而当太阳西沉时,沙停止了流动,一到早晨,这条沙溪却又开始流动,一个支流一个支流地分成了亿万道川流。也许你可以从这里知道血管是如何形成的,如果你仔细观察,你可以发现,起初从那溶解体中,有一道软化的沙流,前面有一个水滴似的顶端,像手指的圆圆的突出部分,缓慢而又盲目地向下找路,直到后来因为太阳升得更高了,它也有了更多的热力和水分,那流质的较大的部分就为了要服从那最呆滞的部分也服从的规律,和后者分离了,脱颖而出,自己形成了一道弯弯曲曲的渠道或血管,从中你可以看到一个银色的川流,像闪电般地闪耀,从一段泥沙形成的枝叶,闪到另一段,而又总是不时地给细沙吞没。神奇的是那些细沙流得既快,又把自己组织得极为完美,利用最好的材料来组成渠道的两边。河流的源远流长正是这样的一回事。大约骨骼的系统便是水分和硅所形成的,而在更精细的泥土和有机化合物上,便形成了我们的肌肉纤维或纤维细胞。人是什么,还不是一团溶解的泥上?人的手指足趾的顶点只是凝结了的一滴。

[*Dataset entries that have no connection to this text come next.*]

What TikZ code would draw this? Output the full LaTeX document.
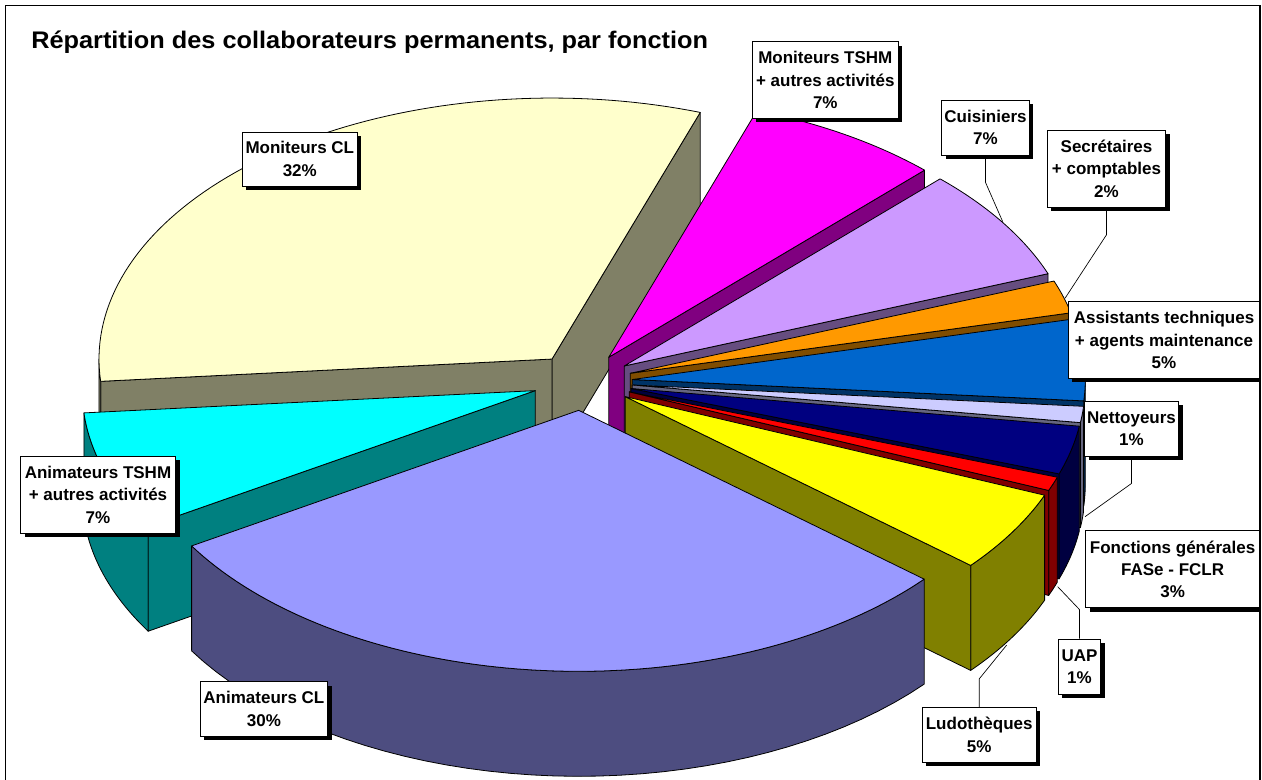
\documentclass[tikz,border=0pt]{standalone}
\usepackage{fontspec}
\setmainfont{Liberation Sans}
\newfontfamily\titlefont[FakeStretch=1.055]{Liberation Sans}
\usetikzlibrary{shadows}
\definecolor{mcT}{HTML}{FFFFCC}\definecolor{mcS}{HTML}{808066}
\definecolor{cyT}{HTML}{00FFFF}\definecolor{cyS}{HTML}{008080}
\definecolor{acT}{HTML}{9999FF}\definecolor{acS}{HTML}{4D4D80}
\definecolor{luT}{HTML}{FFFF00}\definecolor{luS}{HTML}{808000}
\definecolor{uaT}{HTML}{FF0000}\definecolor{uaS}{HTML}{800000}
\definecolor{foT}{HTML}{000080}\definecolor{foS}{HTML}{000040}
\definecolor{neT}{HTML}{CCCCFF}\definecolor{neS}{HTML}{666680}
\definecolor{asT}{HTML}{0066CC}\definecolor{asS}{HTML}{003366}
\definecolor{seT}{HTML}{FF9900}\definecolor{seS}{HTML}{804D00}
\definecolor{cuT}{HTML}{CC99FF}\definecolor{cuS}{HTML}{664D80}
\definecolor{mgT}{HTML}{FF00FF}\definecolor{mgS}{HTML}{800080}
% pie geometry (pixel units, y downwards)
\newcommand{\pcSet}[2]{%
  \pgfmathsetmacro\pcA{#1}\pgfmathsetmacro\pcB{#2}%
  \pgfmathsetmacro\pcM{(#1+#2)/2}%
  \pgfmathsetmacro\pcX{582.6+0.11*453*cos(\pcM)}%
  \pgfmathsetmacro\pcY{381.7-0.11*261*sin(\pcM)}}
\newcommand{\pcRad}[2]{%
  \filldraw[fill=#2,edge] (\pcX,\pcY) -- ({\pcX+453*cos(#1)},{\pcY-261*sin(#1)})
    -- ++(0,105) -- (\pcX,{\pcY+105}) -- cycle;}
\newcommand{\pcCurve}[3]{%
  \filldraw[fill=#3,edge]
    plot[domain=#1:#2,samples=40,variable=\t] ({\pcX+453*cos(\t)},{\pcY-261*sin(\t)})
    -- plot[domain=#2:#1,samples=40,variable=\t] ({\pcX+453*cos(\t)},{\pcY+105-261*sin(\t)})
    -- cycle;}
\newcommand{\pcTop}[1]{%
  \filldraw[fill=#1,edge] (\pcX,\pcY)
    -- plot[domain=\pcA:\pcB,samples=80,variable=\t] ({\pcX+453*cos(\t)},{\pcY-261*sin(\t)})
    -- cycle;}
\begin{document}
\begin{tikzpicture}[x=0.75pt,y=-0.75pt,
  edge/.style={draw=black,line width=0.6pt,line join=round},
  lab/.style={draw=black,fill=white,line width=0.6pt,align=center,inner sep=0pt,
    font=\fontsize{12.75}{16.7}\selectfont\bfseries,
    drop shadow={shadow xshift=3pt,shadow yshift=-3pt,opacity=1,fill=black}},
  leader/.style={draw=black,line width=0.5pt}]
\useasboundingbox (0,0) rectangle (1262,780);
\fill[white] (0,0) rectangle (1262,780);

% Moniteurs CL
\pcSet{70.9}{184.9}
\pcRad{70.9}{mcS}\pcRad{184.9}{mcS}\pcCurve{180}{184.9}{mcS}\pcTop{mcT}
% Animateurs TSHM
\pcSet{184.9}{211.3}
\pcCurve{184.9}{211.3}{cyS}\pcRad{211.3}{cyS}\pcTop{cyT}
% Moniteurs TSHM
\pcSet{45.8}{70.9}
\pcRad{45.8}{mgS}\pcTop{mgT}
% Cuisiniers
\pcSet{20.7}{45.8}
\pcRad{20.7}{cuS}\pcTop{cuT}
% Secretaires
\pcSet{13.4}{20.7}
\pcRad{13.4}{seS}\pcTop{seT}
% Assistants
\pcSet{-4.7}{13.4}
\pcCurve{-4.7}{0}{asS}\pcRad{-4.7}{asS}\pcTop{asT}
% Nettoyeurs
\pcSet{-8.3}{-4.7}
\pcCurve{-8.3}{-4.7}{neS}\pcRad{-8.3}{neS}\pcTop{neT}
% Fonctions generales
\pcSet{-19.1}{-8.3}
\pcCurve{-19.1}{-8.3}{foS}\pcRad{-19.1}{foS}\pcTop{foT}
% UAP
\pcSet{-22.2}{-19.1}
\pcCurve{-22.2}{-19.1}{uaS}\pcRad{-22.2}{uaS}\pcTop{uaT}
% Ludotheques
\pcSet{-40.3}{-22.2}
\pcCurve{-40.3}{-22.2}{luS}\pcRad{-40.3}{luS}\pcTop{luT}
% Animateurs CL
\pcSet{211.3}{319.7}
\pcCurve{211.3}{319.7}{acS}\pcTop{acT}

% leader end points on the pie
\coordinate (pcu) at (1002.7,221.7);
\coordinate (pse) at (1065,298.3);
\coordinate (pne) at (1085,516.7);
\coordinate (pua) at (1057.7,586.7);
\coordinate (plu) at (1006.7,645);

\node[anchor=base west,inner sep=0pt,font=\titlefont\fontsize{18}{20}\selectfont\bfseries] (title)
  at (31,48.3) {Répartition des collaborateurs permanents, par fonction};

\begin{scope}
\clip (5.5,5.5) rectangle (1260,790);
\node[lab,minimum width=146*0.75pt,minimum height=76.6*0.75pt] (mtshm) at (825.3,80) {Moniteurs TSHM\\+ autres activités\\7\%};
\node[lab,minimum width=87.6*0.75pt,minimum height=55*0.75pt] (cuis) at (985.5,127.5) {Cuisiniers\\7\%};
\node[lab,minimum width=118.4*0.75pt,minimum height=77.3*0.75pt] (secr) at (1106.5,168.7) {Secrétaires\\+ comptables\\2\%};
\node[lab,minimum width=191.6*0.75pt,minimum height=76.6*0.75pt] (assi) at (1164,340) {Assistants techniques\\+ agents maintenance\\5\%};
\node[lab,minimum width=94*0.75pt,minimum height=54.7*0.75pt] (nett) at (1131.5,428.7) {Nettoyeurs\\1\%};
\node[lab,minimum width=173.6*0.75pt,minimum height=77*0.75pt] (fonc) at (1172.6,569.2) {Fonctions générales\\FASe - FCLR\\3\%};
\node[lab,minimum width=42.4*0.75pt,minimum height=55*0.75pt] (uap) at (1079.5,666.5) {UAP\\1\%};
\node[lab,minimum width=113.7*0.75pt,minimum height=55*0.75pt] (ludo) at (979.2,734.8) {Ludothèques\\5\%};
\node[lab,minimum width=155*0.75pt,minimum height=77.3*0.75pt] (atshm) at (98,494.7) {Animateurs TSHM\\+ autres activités\\7\%};
\node[lab,minimum width=127.8*0.75pt,minimum height=54.3*0.75pt] (ancl) at (263.9,708.9) {Animateurs CL\\30\%};
\node[lab,minimum width=114.8*0.75pt,minimum height=54*0.75pt] (mocl) at (299.8,159) {Moniteurs CL\\32\%};
\end{scope}

\draw[leader] (cuis.south) -- ++(0,27) -- (pcu);
\draw[leader] (secr.south) -- ++(0,27) -- (pse);
\draw[leader] (nett.south) -- ++(0,27) -- (pne);
\draw[leader] (uap.north) -- ++(0,-29) -- (pua);
\draw[leader] (ludo.north) -- ++(0,-28) -- (plu);

\draw[line width=1pt] (5.5,5.5) rectangle (1260,790);
\end{tikzpicture}
\end{document}
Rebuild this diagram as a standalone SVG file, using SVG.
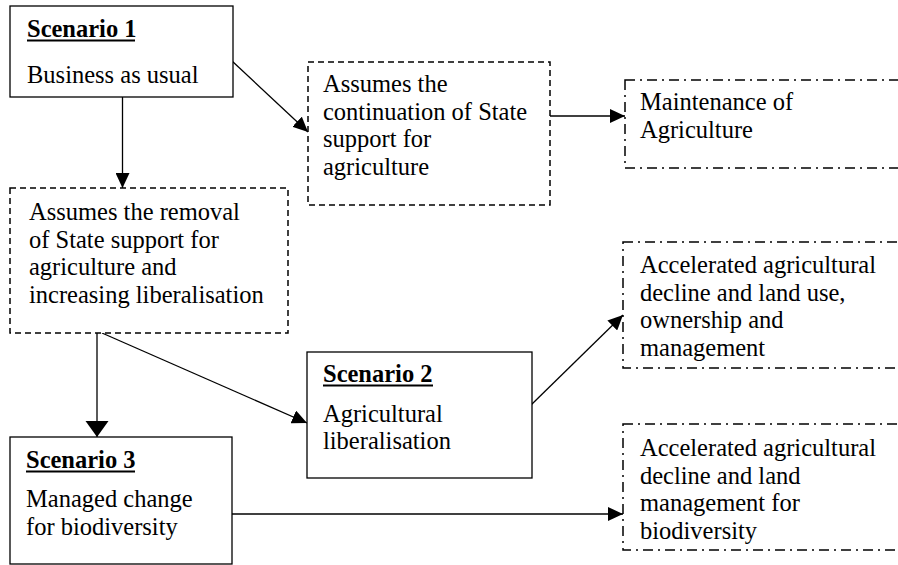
<svg xmlns="http://www.w3.org/2000/svg" width="898" height="565" viewBox="0 0 898 565">
<style>
  text { font-family: "Liberation Serif", "Times New Roman", serif; font-size: 24.5px; fill: #000; }
  .title { font-weight: bold; }
  .solid { fill: #fff; stroke: #000; stroke-width: 1.3; }
  .dashed { fill: #fff; stroke: #000; stroke-width: 1.5; stroke-dasharray: 6 4; }
  .dashdot { fill: #fff; stroke: #000; stroke-width: 1.5; stroke-dasharray: 10 5 2 5; }
  .ul { stroke: #000; stroke-width: 2; }
  .conn { fill: none; stroke: #000; stroke-width: 1.3; }
</style>
<defs>
  <marker id="ah" markerUnits="userSpaceOnUse" markerWidth="16" markerHeight="14" refX="15" refY="7" orient="auto">
    <path d="M0,0 L15,7 L0,14 z" fill="#000"/>
  </marker>
  <marker id="ahbig" markerUnits="userSpaceOnUse" markerWidth="17" markerHeight="24" refX="16" refY="11.5" orient="auto">
    <path d="M0,0 L16,11.5 L0,23 z" fill="#000"/>
  </marker>
</defs>
<rect width="898" height="565" fill="#fff"/>

<g id="connectors">
  <line class="conn" x1="122.5" y1="97" x2="122.5" y2="188" marker-end="url(#ah)"/>
  <line class="conn" x1="232" y1="61" x2="308" y2="132" marker-end="url(#ah)"/>
  <line class="conn" x1="550" y1="116" x2="625" y2="116" marker-end="url(#ah)"/>
  <line class="conn" x1="97" y1="333" x2="97" y2="437" marker-end="url(#ahbig)"/>
  <line class="conn" x1="102" y1="333" x2="307" y2="423" marker-end="url(#ah)"/>
  <line class="conn" x1="531" y1="405" x2="623" y2="315" marker-end="url(#ah)"/>
  <line class="conn" x1="232" y1="514" x2="623" y2="514" marker-end="url(#ah)"/>
</g>

<g id="scenario1">
  <rect class="solid" x="10" y="6" width="223" height="91"/>
  <text class="title" x="27" y="37">Scenario 1</text>
  <line class="ul" x1="27" y1="40.5" x2="135" y2="40.5"/>
  <text x="27" y="83">Business as usual</text>
</g>

<g id="continuation">
  <rect class="dashed" x="308" y="62" width="242" height="143"/>
  <text x="323" y="92">Assumes the</text>
  <text x="323" y="119.5">continuation of State</text>
  <text x="323" y="147">support for</text>
  <text x="323" y="174.5">agriculture</text>
</g>

<g id="maintenance">
  <rect class="dashdot" x="625" y="80" width="280" height="88"/>
  <text x="640" y="110">Maintenance of</text>
  <text x="640" y="137.5">Agriculture</text>
</g>

<g id="removal">
  <rect class="dashed" x="10" y="188" width="278" height="145"/>
  <text x="29" y="220">Assumes the removal</text>
  <text x="29" y="247.5">of State support for</text>
  <text x="29" y="275">agriculture and</text>
  <text x="29" y="302.5">increasing liberalisation</text>
</g>

<g id="accelerated1">
  <rect class="dashdot" x="623" y="242" width="282" height="126"/>
  <text x="640" y="273">Accelerated agricultural</text>
  <text x="640" y="300.5">decline and land use,</text>
  <text x="640" y="328">ownership and</text>
  <text x="640" y="355.5">management</text>
</g>

<g id="scenario2">
  <rect class="solid" x="307" y="352" width="225" height="126"/>
  <text class="title" x="323" y="382">Scenario 2</text>
  <line class="ul" x1="323" y1="385.5" x2="433" y2="385.5"/>
  <text x="323" y="422">Agricultural</text>
  <text x="323" y="449">liberalisation</text>
</g>

<g id="scenario3">
  <rect class="solid" x="10" y="437" width="222" height="127"/>
  <text class="title" x="26" y="468">Scenario 3</text>
  <line class="ul" x1="26" y1="471.5" x2="135" y2="471.5"/>
  <text x="26" y="507">Managed change</text>
  <text x="26" y="535">for biodiversity</text>
</g>

<g id="accelerated2">
  <rect class="dashdot" x="623" y="424" width="282" height="126"/>
  <text x="640" y="456">Accelerated agricultural</text>
  <text x="640" y="483.5">decline and land</text>
  <text x="640" y="511">management for</text>
  <text x="640" y="538.5">biodiversity</text>
</g>
</svg>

手指和足趾从身体的溶解体中流出,流到了它们的极限。在一个更富生机的环境之中,谁知道人的身体会扩张和流到如何的程度?手掌,可不也像一张张开的棕桐叶的有叶片和叶脉的吗?耳朵,不妨想象为一种苔藓,学名Umbilicaria,挂在头的两侧,也有它的叶片似的耳垂或者滴。唇――字源labium,大约是从labor (劳动)化出来的――便是在口腔的上下两边叠着悬垂着的。鼻子,很明显,是一个凝聚了的水滴,或钟乳石。下巴是更大的一滴了,整个面孔的水滴汇合在这里。面颊是一个斜坡,从眉毛上向山谷降下,广布在颧骨上。每一张草叶的叶片也是一滴浓厚的在缓缓流动的水滴,或大或小;叶片乃是叶的手指,有多少叶片,便说明它企图向多少方向流动,如果它有更多的热量或别种助长的影响,它就流得更加远了。